[EXERCISE REQUIREMENTS] Exactly retype the lines from the one containing "Convert this diagram to TikZ code." through the one containing "(support) at (630,1125)"; both ends count, pictures do not.

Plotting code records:
::::
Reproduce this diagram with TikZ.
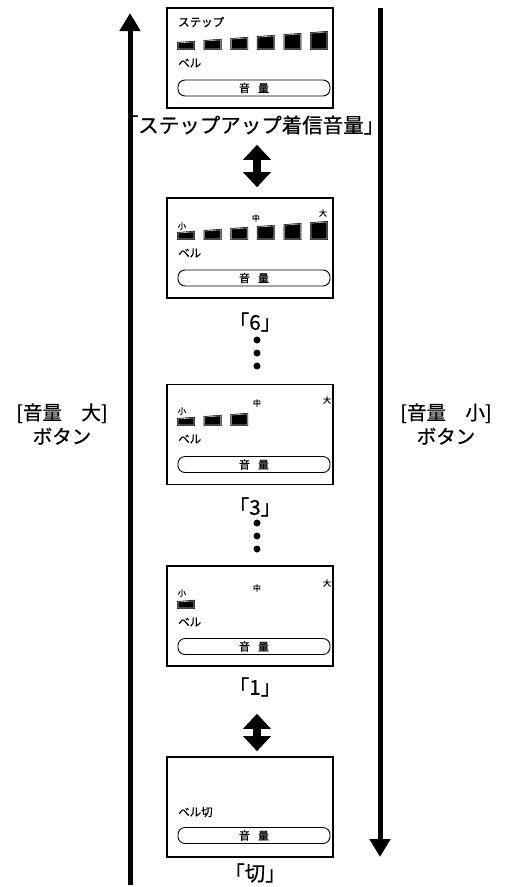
\documentclass[tikz,border=0pt]{standalone}
\usepackage{fontspec}
\setmainfont{Noto Sans CJK JP}[FakeBold=0.6]
\usetikzlibrary{arrows.meta,positioning,calc}
\tikzset{
 screen/.style={draw,line width=1.6pt,minimum width=166pt,minimum height=100pt,inner sep=0pt},
 volkey/.style={draw,line width=0.9pt,rounded corners=7pt,minimum width=152pt,minimum height=16pt,
   inner sep=0pt,font=\fontsize{11}{11}\selectfont},
 small/.style={anchor=west,inner sep=0pt,font=\fontsize{11.5}{12}\selectfont},
 tiny/.style={inner sep=0pt,font=\fontsize{8}{8}\selectfont},
 caption/.style={inner sep=0pt,font=\fontsize{20.5}{21}\selectfont},
 side/.style={align=center,inner sep=0pt,font=\fontsize{19.5}{24}\selectfont},
 dot/.style={circle,fill,inner sep=0pt,minimum size=7pt},
 bar/.style={fill=black,draw=black,line width=0.6pt,double=gray!45,double distance=0.6pt},
 longarr/.style={line width=5pt,-{Triangle[length=18pt,width=20pt]}},
 dblarr/.style={line width=8pt,{Triangle[length=15pt,width=27pt]}-{Triangle[length=15pt,width=27pt]}}
}
% volume bars: #1 count, #2 baseline
\newcommand{\volbars}[2]{%
 \foreach \i in {1,...,#1}{
  \pgfmathsetmacro\xa{178+26.6*(\i-1)}
  \pgfmathsetmacro\xb{\xa+16}
  \pgfmathsetmacro\ha{6+(\xa-178)*0.074}
  \pgfmathsetmacro\hb{6+(\xb-178)*0.074}
  \filldraw[bar] (\xa,#2) -- (\xb,#2) -- (\xb,#2-\hb) -- (\xa,#2-\ha) -- cycle;}}
\begin{document}
\begin{tikzpicture}[x=1pt,y=-1pt]
\useasboundingbox (0,0) rectangle (505,887);
% screens
\node[screen] (s1) at (250,58) {};
\node[screen] (s2) at (250,248) {};
\node[screen] (s3) at (250,434.5) {};
\node[screen] (s4) at (250,616) {};
\node[screen] (s5) at (250,807) {};
% step-up screen
\node[small] (t1) at (178,22) {ステップ};
\volbars{6}{49}
\node[small] (b1) at (178,63) {ベル};
\node[volkey] (k1) at (254,88) {音\hspace{8pt}量};
% level 6
\node[tiny] (m2a) at (182,226) {小};
\node[tiny] (m2b) at (256,218) {中};
\node[tiny] (m2c) at (323,213) {大};
\volbars{6}{239}
\node[small] (b2) at (178,253) {ベル};
\node[volkey] (k2) at (254,278) {音\hspace{8pt}量};
% level 3
\node[tiny] (m3a) at (182,411) {小};
\node[tiny] (m3b) at (257,403) {中};
\node[tiny] (m3c) at (327,400) {大};
\volbars{3}{425}
\node[small] (b3) at (178,439) {ベル};
\node[volkey] (k3) at (254,464.5) {音\hspace{8pt}量};
% level 1
\node[tiny] (m4a) at (182,593) {小};
\node[tiny] (m4b) at (257,588) {中};
\node[tiny] (m4c) at (327,583) {大};
\volbars{1}{608}
\node[small] (b4) at (178,622) {ベル};
\node[volkey] (k4) at (254,646.5) {音\hspace{8pt}量};
% off
\node[small] (b5) at (178,812) {ベル切};
\node[volkey] (k5) at (254,835.5) {音\hspace{8pt}量};
% captions
\node[caption] (c1) at (251,125) {「ステップアップ着信音量」};
\node[caption] (c2) at (255,322) {「6」};
\node[caption] (c3) at (255,507) {「3」};
\node[caption] (c4) at (255,687) {「1」};
\node[caption] (c5) at (255,873) {「切」};
\node[dot] (d1) at (257,340) {};
\node[dot] (d2) at (257,353) {};
\node[dot] (d3) at (257,366) {};
\node[dot] (d4) at (257,523) {};
\node[dot] (d5) at (257,536) {};
\node[dot] (d6) at (257,549) {};
\draw[dblarr,shorten <=10pt,shorten >=10pt] (c1.south -| d1) -- (s2.north -| d1);
\draw[dblarr,shorten <=17pt,shorten >=5pt] (c4.south -| d1) -- (s5.north -| d1);
% buttons
\coordinate (lu0) at (130,885);
\coordinate (lu1) at (130,13);
\coordinate (rd0) at (380,8);
\coordinate (rd1) at (380,857);
\draw[longarr] (lu0) -- (lu1);
\draw[longarr] (rd0) -- (rd1);
\node[side] (up) at (62,424) {[音量　大]\\ボタン};
\node[side] (dn) at (446,424) {[音量　小]\\ボタン};
\end{tikzpicture}
\end{document}
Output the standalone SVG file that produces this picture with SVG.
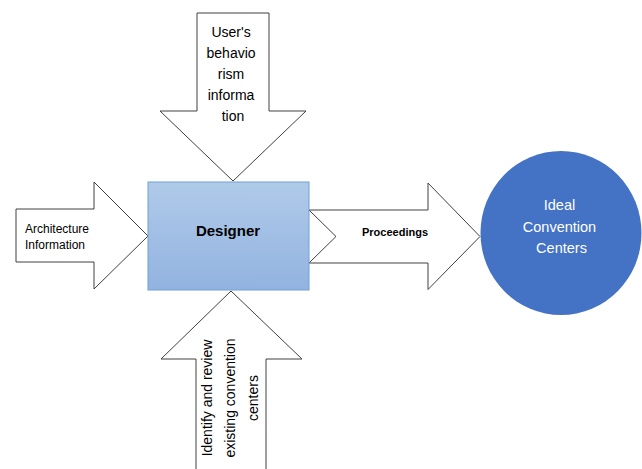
<svg xmlns="http://www.w3.org/2000/svg" width="642" height="469" viewBox="0 0 642 469">
<defs>
<linearGradient id="boxg" x1="0" y1="0" x2="0" y2="1">
<stop offset="0" stop-color="#b0cae9"/>
<stop offset="1" stop-color="#92b3e0"/>
</linearGradient>
<style>
.arr{fill:#ffffff;stroke:#404040;stroke-width:1}
.t{font-family:"Liberation Sans",Arial,sans-serif;fill:#000000}
.tw{font-family:"Liberation Sans",Arial,sans-serif;fill:#ffffff}
</style>
</defs>
<rect x="0" y="0" width="642" height="469" fill="#ffffff"/>
<g id="connectors">
<g id="arrow-top">
<polygon class="arr" points="197,13 269,13 269,111 306,111 233,181 160,111 197,111"/>
<text class="t" font-size="14" text-anchor="middle">
<tspan x="233" y="37">User's</tspan>
<tspan x="233" y="58">behavio</tspan>
<tspan x="233" y="79">rism</tspan>
<tspan x="233" y="100">informa</tspan>
<tspan x="233" y="121">tion</tspan>
</text>
</g>
<g id="arrow-left">
<polygon class="arr" points="16,209 94,209 94,182 148,236 94,289 94,262 16,262"/>
<text class="t" font-size="12">
<tspan x="25" y="232.5">Architecture</tspan>
<tspan x="25" y="249">Information</tspan>
</text>
</g>
<g id="arrow-right">
<polygon class="arr" points="309,210 428,210 428,183 480,236.5 428,289.5 428,263 309,263 336,236.5"/>
<text class="t" font-size="11" font-weight="bold" text-anchor="middle" x="395" y="235.5">Proceedings</text>
</g>
<g id="arrow-bottom">
<polygon class="arr" points="231,291 302,359 266,359 266,470 196,470 196,359 161,359"/>
<g transform="translate(0,398)">
<text class="t" font-size="14" text-anchor="middle" transform="translate(212,0) rotate(-90)" x="0" y="0">Identify and review</text>
<text class="t" font-size="14" text-anchor="middle" transform="translate(235,0) rotate(-90)" x="0" y="0">existing convention</text>
<text class="t" font-size="14" text-anchor="middle" transform="translate(258,0) rotate(-90)" x="0" y="0">centers</text>
</g>
</g>
</g>
<g id="designer">
<rect x="148" y="182" width="161" height="108" fill="url(#boxg)" stroke="#6fa0d8" stroke-width="1"/>
<text class="t" font-size="15" font-weight="bold" text-anchor="middle" x="228" y="236">Designer</text>
</g>
<g id="ideal-centers">
<ellipse cx="561" cy="233" rx="80.5" ry="82" fill="#4472c4"/>
<text class="tw" font-size="14.5" text-anchor="middle">
<tspan x="561.5" y="210">Ideal</tspan>
<tspan x="561.5" y="231.5">Convention</tspan>
<tspan x="561.5" y="253">Centers</tspan>
</text>
</g>
</svg>
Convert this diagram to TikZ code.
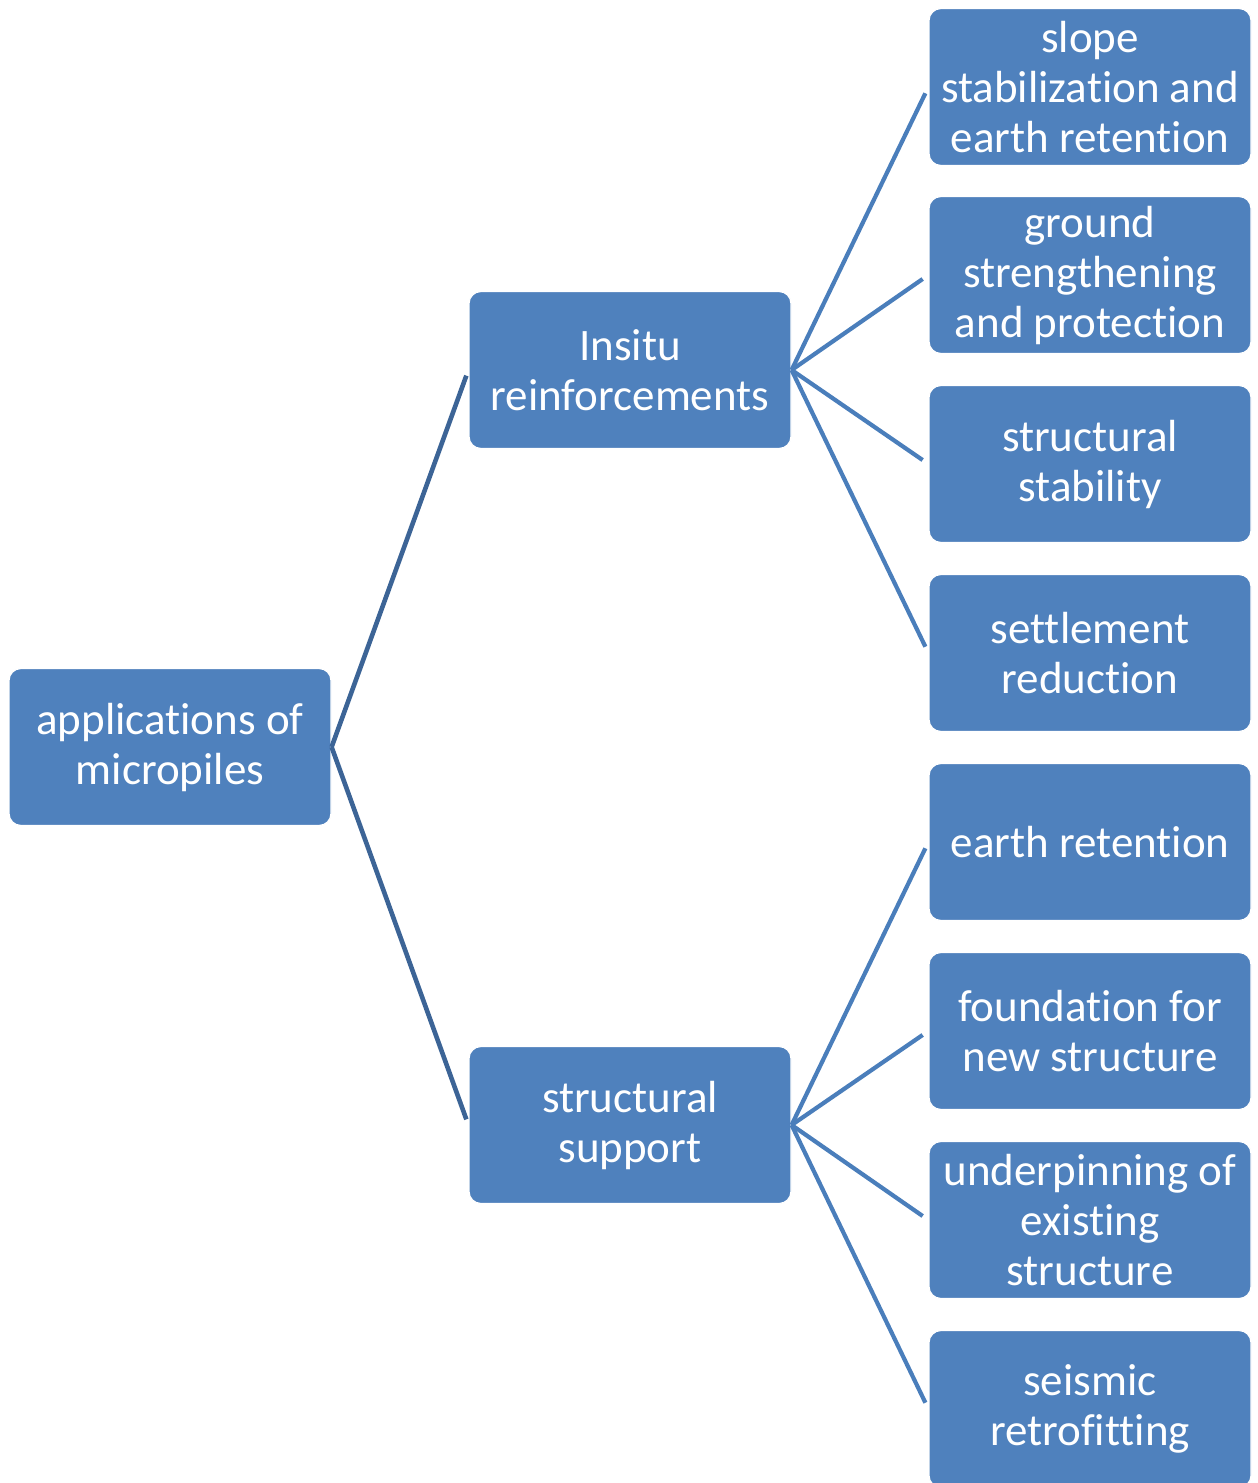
\documentclass[tikz,border=0pt]{standalone}
\usepackage{fontspec}
\setmainfont[Ligatures=NoCommon]{Carlito}
\usetikzlibrary{positioning}
\definecolor{boxblue}{HTML}{4F81BD}
\definecolor{linkdark}{HTML}{3C6496}
\definecolor{linklight}{HTML}{4A7EBB}

\begin{document}
\begin{tikzpicture}[x=0.5pt, y=-0.5pt,
	item/.style={rectangle, rounded corners=6pt, fill=boxblue, draw=white, line width=0.6pt, minimum width=161pt, minimum height=78.5pt, align=center, text=white, font=\fontsize{22.5}{25}\selectfont, inner sep=2pt},
	link/.style={line width=2.3pt, linkdark, shorten >=3pt},
	sublink/.style={line width=2.1pt, linklight, shorten >=3.5pt}]
	\useasboundingbox (0,0) rectangle (1258,1483);

	\node[item] (root) at (170,747) {applications of\\micropiles};
	\node[item] (insitu) at (630,370) {Insitu\\reinforcements};
	\node[item] (support) at (630,1125) {structural\\support};

	\node[item] (slope) at (1090,87) {slope\\stabilization and\\earth retention};
	\node[item] (ground) at (1090,275) {ground\\strengthening\\and protection};
	\node[item] (stab) at (1090,464) {structural\\stability};
	\node[item] (settle) at (1090,653) {settlement\\reduction};
	\node[item] (earth) at (1090,842) {earth retention};
	\node[item] (found) at (1090,1031) {foundation for\\new structure};
	\node[item] (under) at (1090,1220) {underpinning of\\existing\\structure};
	\node[item] (seismic) at (1090,1409) {seismic\\retrofitting};

	% first level
	\draw[link] (root.east) -- (insitu.west);
	\draw[link] (root.east) -- (support.west);
	% second level
	\foreach \leaf in {slope, ground, stab, settle}
		\draw[sublink] (insitu.east) -- (\leaf.west);
	\foreach \leaf in {earth, found, under, seismic}
		\draw[sublink] (support.east) -- (\leaf.west);
\end{tikzpicture}
\end{document}
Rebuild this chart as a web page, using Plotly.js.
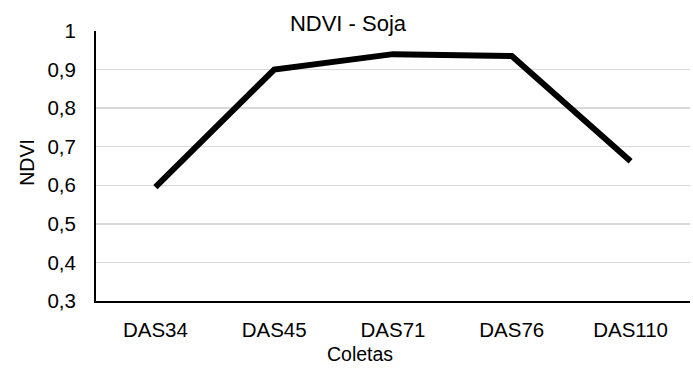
<!DOCTYPE html>
<html>
<head>
<meta charset="utf-8">
<script src="https://cdn.plot.ly/plotly-3.0.1.min.js"></script>
<style>
  html, body { margin: 0; padding: 0; background: #ffffff; }
  #chart { width: 693px; height: 368px; }
</style>
</head>
<body>
<div id="chart"></div>
<script>
// Sampling dates (days after sowing) and mean NDVI for soybean
const coletas = ["DAS34", "DAS45", "DAS71", "DAS76", "DAS110"];
const ndvi = [0.595, 0.90, 0.94, 0.935, 0.662];
const yTicks = [0.3, 0.4, 0.5, 0.6, 0.7, 0.8, 0.9, 1];
const yTickLabels = ["0,3", "0,4", "0,5", "0,6", "0,7", "0,8", "0,9", "1"];

const FONT = "Liberation Sans, Arial, sans-serif";

const trace = {
  type: "scatter",
  mode: "lines",
  x: coletas,
  y: ndvi,
  line: { color: "#000000", width: 6 },
  hoverinfo: "x+y"
};

const layout = {
  width: 693,
  height: 368,
  margin: { l: 96, r: 3, t: 31, b: 66.5, pad: 0 },
  paper_bgcolor: "#ffffff",
  plot_bgcolor: "#ffffff",
  showlegend: false,
  font: { family: FONT, color: "#000000", size: 20 },
  title: {
    text: "NDVI - Soja",
    font: { family: FONT, size: 22, color: "#000000" },
    x: 348 / 693, xref: "container", xanchor: "center",
    y: 1 - 23 / 368, yref: "container", yanchor: "middle"
  },
  xaxis: {
    type: "category",
    range: [-0.5, 4.5],
    showgrid: false,
    showline: true,
    linecolor: "#000000",
    linewidth: 2,
    ticks: "",
    ticklabelstandoff: 9,
    tickfont: { family: FONT, size: 20.5, color: "#000000" },
    zeroline: false,
    fixedrange: true
  },
  yaxis: {
    range: [0.3, 1],
    tickmode: "array",
    tickvals: yTicks,
    ticktext: yTickLabels,
    showgrid: true,
    gridcolor: "#d9d9d9",
    gridwidth: 1.5,
    showline: true,
    linecolor: "#000000",
    linewidth: 2,
    ticks: "",
    ticklabelstandoff: 14,
    tickfont: { family: FONT, size: 20.5, color: "#000000" },
    zeroline: false,
    fixedrange: true
  },
  annotations: [
    {
      text: "Coletas",
      xref: "paper", yref: "paper",
      x: (360 - 96) / (690 - 96), y: -(355 - 301.5) / 270.5,
      xanchor: "center", yanchor: "middle",
      showarrow: false,
      font: { family: FONT, size: 19.5, color: "#000000" }
    },
    {
      text: "NDVI",
      xref: "paper", yref: "paper",
      x: -(96 - 27) / 594, y: (301.5 - 163) / 270.5,
      xanchor: "center", yanchor: "middle",
      textangle: -90,
      showarrow: false,
      font: { family: FONT, size: 19.5, color: "#000000" }
    }
  ]
};

Plotly.newPlot("chart", [trace], layout, { displayModeBar: false, staticPlot: true });
</script>
</body>
</html>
::::
[SOLUTION]
Convert this diagram to TikZ code.
\documentclass[tikz,border=0pt]{standalone}
\usepackage{fontspec}
\setmainfont[Ligatures=NoCommon]{Carlito}
\usetikzlibrary{positioning}
\definecolor{boxblue}{HTML}{4F81BD}
\definecolor{linkdark}{HTML}{3C6496}
\definecolor{linklight}{HTML}{4A7EBB}

\begin{document}
\begin{tikzpicture}[x=0.5pt, y=-0.5pt,
	item/.style={rectangle, rounded corners=6pt, fill=boxblue, draw=white, line width=0.6pt, minimum width=161pt, minimum height=78.5pt, align=center, text=white, font=\fontsize{22.5}{25}\selectfont, inner sep=2pt},
	link/.style={line width=2.3pt, linkdark, shorten >=3pt},
	sublink/.style={line width=2.1pt, linklight, shorten >=3.5pt}]
	\useasboundingbox (0,0) rectangle (1258,1483);

	\node[item] (root) at (170,747) {applications of\\micropiles};
	\node[item] (insitu) at (630,370) {Insitu\\reinforcements};
	\node[item] (support) at (630,1125) {structural\\support};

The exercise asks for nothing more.